Leo con buenas dosis de asombro las protestas de ciertos
heterosexuales ante la celebración del Orgullo Gay estos días en Madrid. Son de
distinta índole, pero todas me inspiran reflexiones de uno u otro tipo, que
paso a detallar.
Primero, están los que se quejan de que lo ‘homo’ desplaza a
lo ‘hetero’; poco más o menos, vienen a decir que hay una discriminación
positiva en favor de aquello y en detrimento de esto. Me parece ridículo, y
preocupante del nivel de salud mental de este país. Soy heterosexual de
siempre. Para mí, no es una opción: es lo
que me pide el cuerpo, como se decía antes. Aclarado esto, nunca me he
sentido agredido por comportamientos homosexuales; no creo que ocurra nada que
pueda hacerlo suponer, fuera de las cárceles. Si acaso, cuando se trata de
lesbianas tiendo a pensar que hay algo de desperdicio en ello; pero en fin,
ellas les parecerá que el desperdicio lo comete mi pareja. Con los varones, solía decirme: dos competidores menos. Soy sincero. Ahora, esto de sentirse agredido
me parece propio de gentes como que no tienen muy clara su orientación sexual,
la que han elegido la tienen prendida con alfileres y cualquier influencia
externa los puede descolocar. Deberían hacérselo mirar.
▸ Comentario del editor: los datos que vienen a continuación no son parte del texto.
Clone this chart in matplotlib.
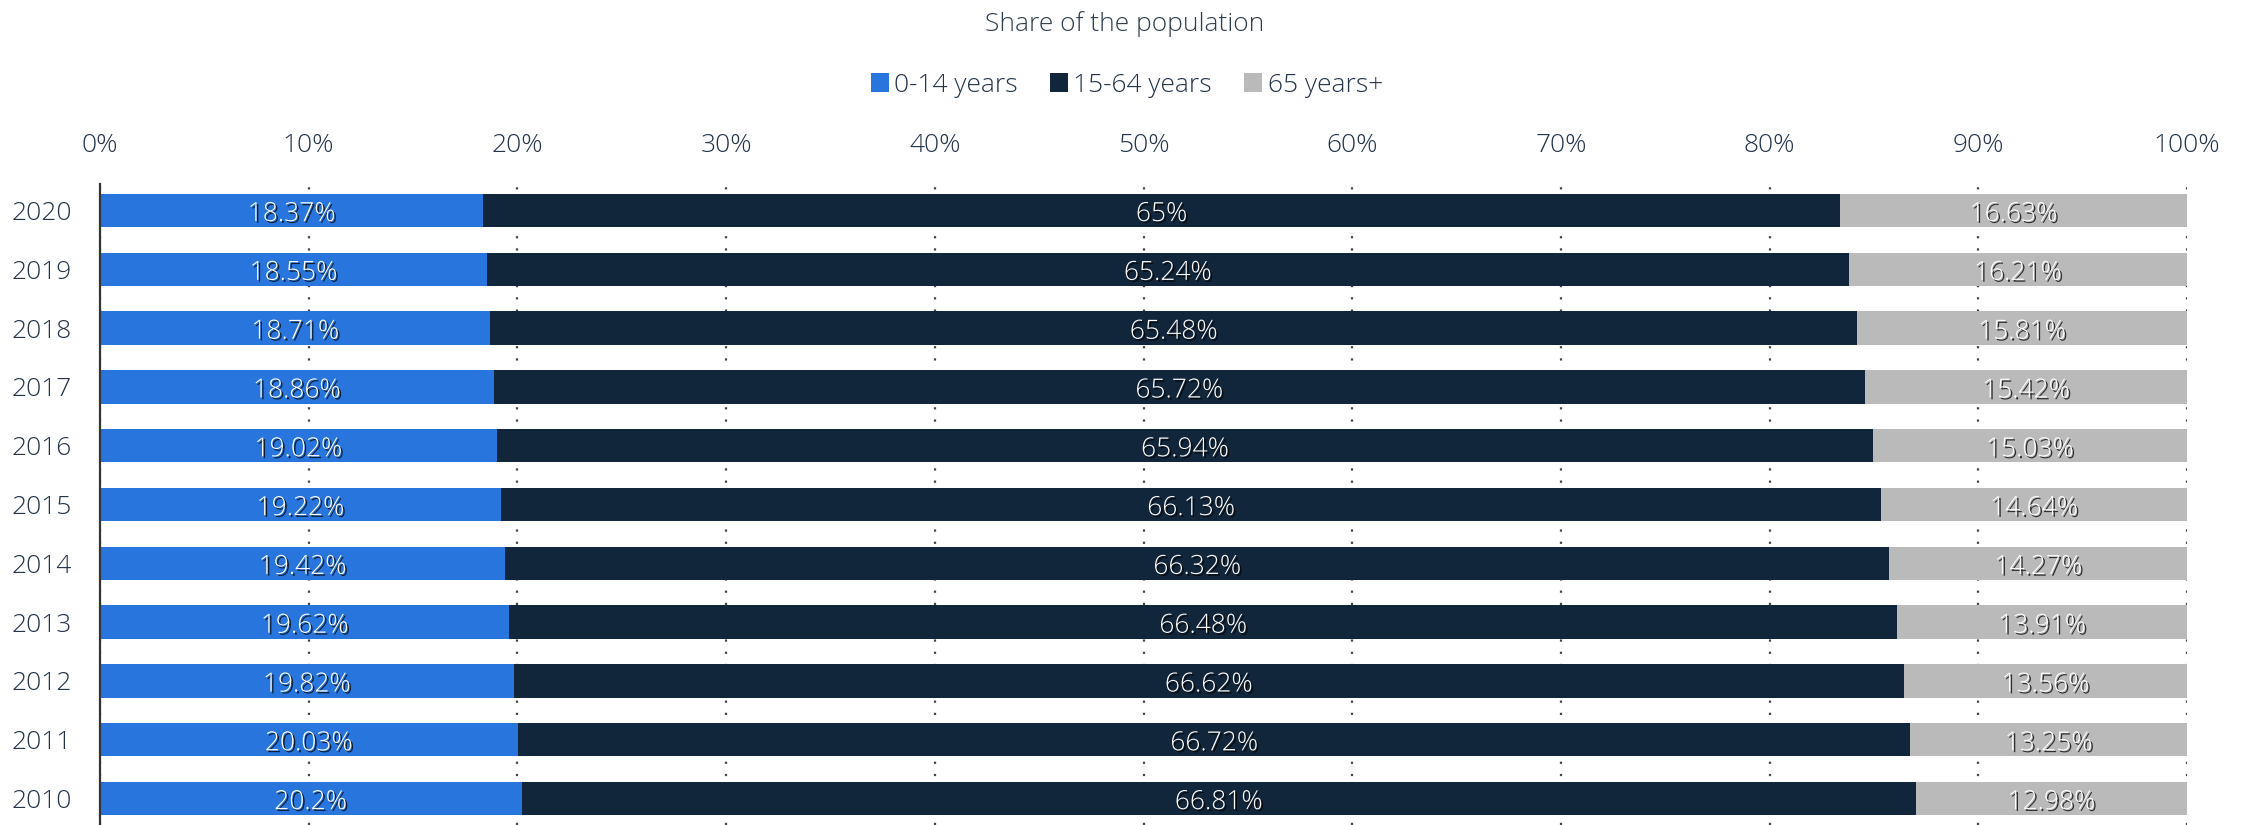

Segundo, los que protestan de las molestias generadas por la
afluencia de dos o tres millones de personas (no sé si finalmente ha llegado a
tanto) que ha alterado estos días la normal vida madrileña. Oigan ustedes, ése
es un turismo que se ha dejado, según estimaciones de hoy, unos 200 millones de
euros en la capital. El turismo genera ruidos (la gente aprovecha su tiempo
libre y eso en España invita a salir de noche hasta las tantas),
aglomeraciones, exhibiciones de costumbres y gustos distintos a los locales;
molestias, en definitiva. ¿Qué se creen ustedes? ¿Qué el turismo de los años
sesenta y setenta no las generaba? Pregunten, pregunten a quienes las sufrieron
en sus carnes y las sufren todavía: en Palma de Mallorca uno se encuentra con
carteles que piden al ayuntamiento que obligue al cierre anticipado de locales
de ocio; así, desde hace décadas. Y no durante unos días, como en esto, sino en
los largos meses de verano. Ahora vivimos de eso en gran parte. ¿Qué habría
sido de este país si la población de la costa levantina hubiera tenido la piel
tan fina como la de la madrileña?
Tercero, están las dudas sobre el uso de fondos públicos
para promover el evento. Tras lo dicho, creo que tales dudas se solventan
solas. Tan sólo añadiré que un gasto público que atrae gasto privado de esta es
un ejemplo magnífico de lo que deben hacer los poderes públicos en una economía
que se proponga competir con éxito a escala global.